Markets may have a post-FOMC hangover. The Fed stuck to the patient script but inflation optimism took rate cut bets in the short-term off the table. The dollar has little to show this morning, while stocks are pointing to a mixed open.
US Data – Labor market remains robust
FOMC – Still patient… adds transitory factors at work
BOE – More than one hike needed for inflation target
Stocks – S&P slight rebound after biggest selloff in 5 weeks
Oil – Lower on stockpiles surge and Maduro still controls military
Gold – Dovish induced Fed rally may stall
Jobless Claims came in higher than expected but that may be attributed to the Easter holiday and spring break. Data around those dates are typically volatile and do not raise any alarm that the labor market is losing momentum. Yesterday’s ADP employment report surprise of 275,000 new jobs showed the slow start of the year did not impact hiring. Expectations are for tomorrow’s nonfarm payroll report to see a gain of 190,000 jobs, the range is 120,000 to 250,000 jobs.
The nonfarm productivity reading for the first quarter grew at the fastest pace since 2014. The unit labor costs also declined 0.9%, down from the revised higher prior of 2.5%. Increases productivity could mean the economy can grow further without triggering a surge with inflation.
The Fed is likely to remain patient throughout the summer and contrary to what Fed Fund futures are saying, they see transitory factors at work on inflation and that it will pick up later in the year. Short-term interest rate futures fell after yesterday’s meeting and they now see a 29% chance of a cut at the September and a coin flip for the December meeting.

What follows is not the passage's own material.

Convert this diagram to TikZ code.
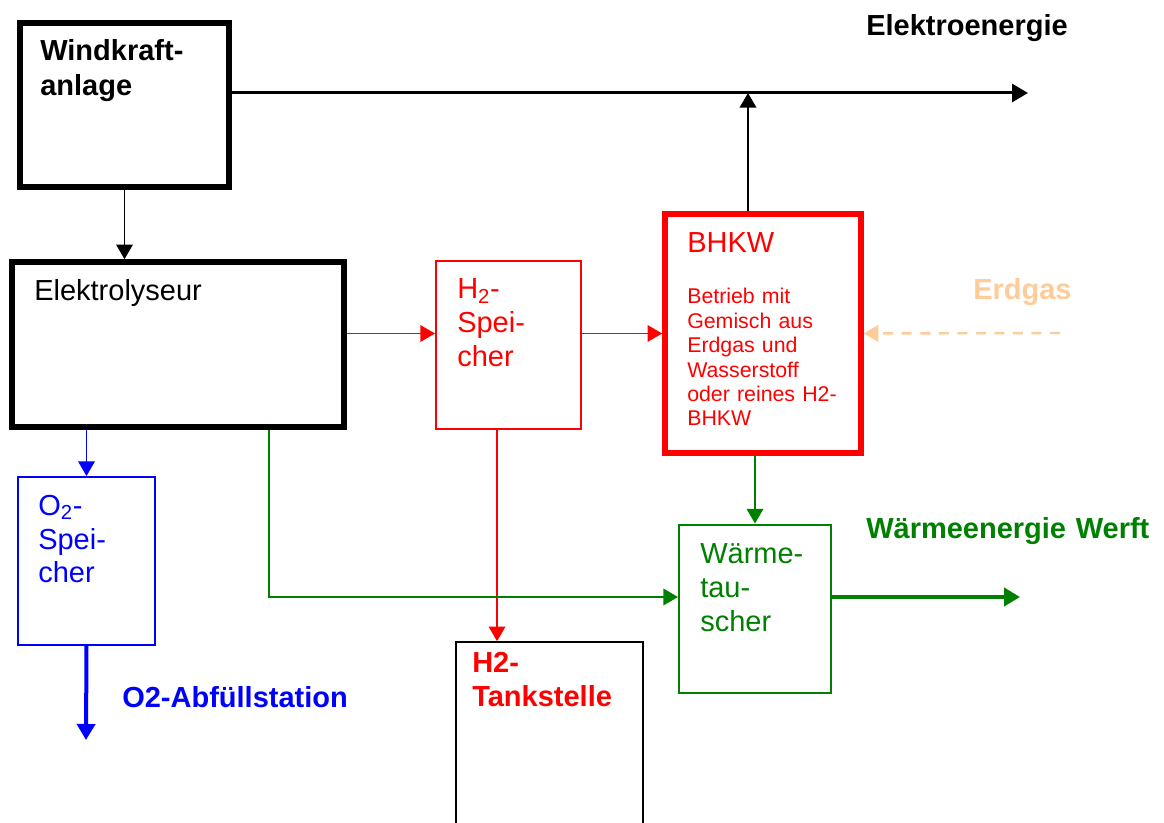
\documentclass[tikz,border=0pt]{standalone}
\usepackage{fontspec}
\setmainfont{Liberation Sans}
\usetikzlibrary{arrows.meta}
\definecolor{h2red}{RGB}{255,0,0}
\definecolor{o2blue}{RGB}{0,0,255}
\definecolor{heatgreen}{RGB}{0,128,0}
\definecolor{gaspeach}{RGB}{255,204,153}

\begin{document}
\begin{tikzpicture}[x=0.75pt,y=-0.75pt,
    unit/.style={rectangle,draw,line width=1.5pt,inner sep=0pt},
    heavy/.style={unit,line width=4.2pt},
    txt/.style={anchor=base west,inner sep=0pt,align=left,text width=8cm,font=\fontsize{21.75}{25.5}\selectfont},
    bold/.style={txt,font=\fontsize{21.75}{26}\selectfont\bfseries},
    small/.style={txt,font=\fontsize{16}{18.3}\selectfont},
    flow/.style={-{Triangle[length=11pt,width=12.5pt]},line width=1.1pt},
    thickflow/.style={-{Triangle[length=12pt,width=13.5pt]},line width=#1},
    thickflow/.default=3pt
]
\useasboundingbox (0,0) rectangle (1164,823);
\fill[white] (0,0) rectangle (1164,823);

\node[heavy,minimum width=156.75pt,minimum height=123pt] (wind) at (124.5,105) {};
\node[bold] (windtxt) at (40,61) {Windkraft-\\anlage};
\node[heavy,minimum width=249pt,minimum height=123.75pt] (elec) at (178,344.5) {};
\node[txt] (electxt) at (34,300.5) {Elektrolyseur};
\node[unit,draw=h2red,minimum width=108.75pt,minimum height=126pt] (h2) at (508.5,345) {};
\node[txt,text=h2red] (h2txt) at (457,299) {H\textsubscript{2}-\\Spei-\\cher};
\node[heavy,draw=h2red,minimum width=147pt,minimum height=179.25pt] (bhkw) at (763,333.5) {};
\node[txt,text=h2red] (bhkwtxt) at (687,253) {BHKW};
\node[small,text=h2red] (bhkwinfo) at (687,304) {Betrieb mit\\Gemisch aus\\Erdgas und\\Wasserstoff\\oder reines H2-\\BHKW};
\node[unit,draw=o2blue,minimum width=102.75pt,minimum height=126pt] (o2) at (86.5,561) {};
\node[txt,text=o2blue] (o2txt) at (38,515) {O\textsubscript{2}-\\Spei-\\cher};
\node[unit,draw=heatgreen,minimum width=114pt,minimum height=126pt] (wt) at (755,608.5) {};
\node[txt,text=heatgreen] (wttxt) at (700,563) {Wärme-\\tau-\\scher};
\node[unit,line width=1.2pt,minimum width=140.25pt,minimum height=144.75pt] (tank) at (549.5,738.5) {};
\node[bold,text=h2red] (tanktxt) at (472,672) {H2-\\Tankstelle};

\node[bold] (eltxt) at (866,36) {Elektroenergie};
\node[bold,text=gaspeach] (gastxt) at (973,300) {Erdgas};
\node[bold,text=o2blue] (o2outtxt) at (122,707) {O2-Abfüllstation};
\node[bold,text=heatgreen] (wtouttxt) at (866,538) {Wärmeenergie Werft};

\coordinate (eout) at (1028,93);
\coordinate (ejoin) at (748,93);
\coordinate (gas) at (1060,333);
\coordinate (o2out) at (86,740);
\coordinate (gbend) at (269,597);
\coordinate (wout) at (1020,597);

\draw[thickflow=2.25pt] (wind.east |- eout) -- (eout);
\draw[flow] (wind.south) -- (wind.south |- elec.north);
\draw[flow] (bhkw.north -| ejoin) -- (ejoin);
\draw[flow,h2red] (elec.east |- bhkw.west) -- (h2.west |- bhkw.west);
\draw[flow,h2red] (h2.east |- bhkw.west) -- (bhkw.west);
\draw[flow,h2red] ([xshift=-8.6pt]h2.south) -- ([xshift=-8.6pt]h2.south |- tank.north);
\draw[flow,gaspeach,line width=1.8pt,dash pattern=on 7.5pt off 6.4pt] (gas) -- (bhkw.east);
\draw[flow,o2blue] (o2.north |- elec.south) -- (o2.north);
\draw[thickflow,o2blue] (o2.south) -- (o2out);
\draw[flow,heatgreen] (gbend |- elec.south) -- (gbend) -- (wt.west |- gbend);
\draw[flow,heatgreen] (wt.north |- bhkw.south) -- (wt.north);
\draw[thickflow=3.5pt,heatgreen] (wt.east |- gbend) -- (wout);
\end{tikzpicture}
\end{document}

The financial services and apparel prices have kept Core PCE lower and those are the transitory factors Powell are most likely what Powell was referencing. Inflation will be closely watched and even if we see another weak reading next Friday, we may not see too much of jump on rate cut bets.
The British pound whipsawed after the BOE was nowhere as hawkish as market participants expected. The Bank kept rates steady in a unanimous vote, but many were expecting Saunders to dissent. Cable spiked higher on the headline that the BOE signals more than one hike needed to keep inflation in check. The BOE quarterly inflation report (QIR) saw cuts to the inflation outlook and raises to the growth forecasts. Expectations now see a 65% chance for a hike at the November meeting.
Earnings results are still coming with roughly 70% of the S&P 500 companies already reporting. This morning we saw results from Fluor and Cigna. Fluor reported poor results as revenue came well below expectations and their CEO stepped down. Healthcare giant, Cigna reported roughly in-line EPS and raised their forecast.
Much of Wall Street remains optimistic in the short-term. JP Morgan in a note advised their clients not to bail on the market. RBC thinks the S&P 500 could overshoot 2950 in the short-term. While Morgan Stanley thinks a rally to 3,000 would trigger a sell signal. Canacord Genuity thinks we could see near-term losses capped at 5%.
Crude prices continue to selloff as expectations grow for OPEC + to abandon to their production cut pledge. The first half of the week saw oil lower mainly on the rising stockpiles from the US. The US government data saw inventories jump to almost 10 million barrels last week, almost four times what analysts were expecting. Reportedly Saudi Aramco received request from Asian buyers for additional oil supplies in June and July. It is unclear if this on top of what was needed to makeup for the shortfall from the lifting of waivers on Iranian sanctions.
It appears the Venezuelan story is slowly making its way to the back pages. The immediate tension seems to have been alleviated, but that story will not be going away anytime soon. Venezuela, which holds the world’s biggest cruder reserves is likely to see continued protests that are led by opposition leader Juan Guaido.
The precious metal continues to weaken post FOMC and is dangerously approaching support levels that may not be able to withstand the optimism that will come from a trade deal between China and the US. While central banks have ramped up purchases at the fastest pace in six years, that may not be enough of a catalyst if we continue to see stronger data out of Europe and a trade induced rebound.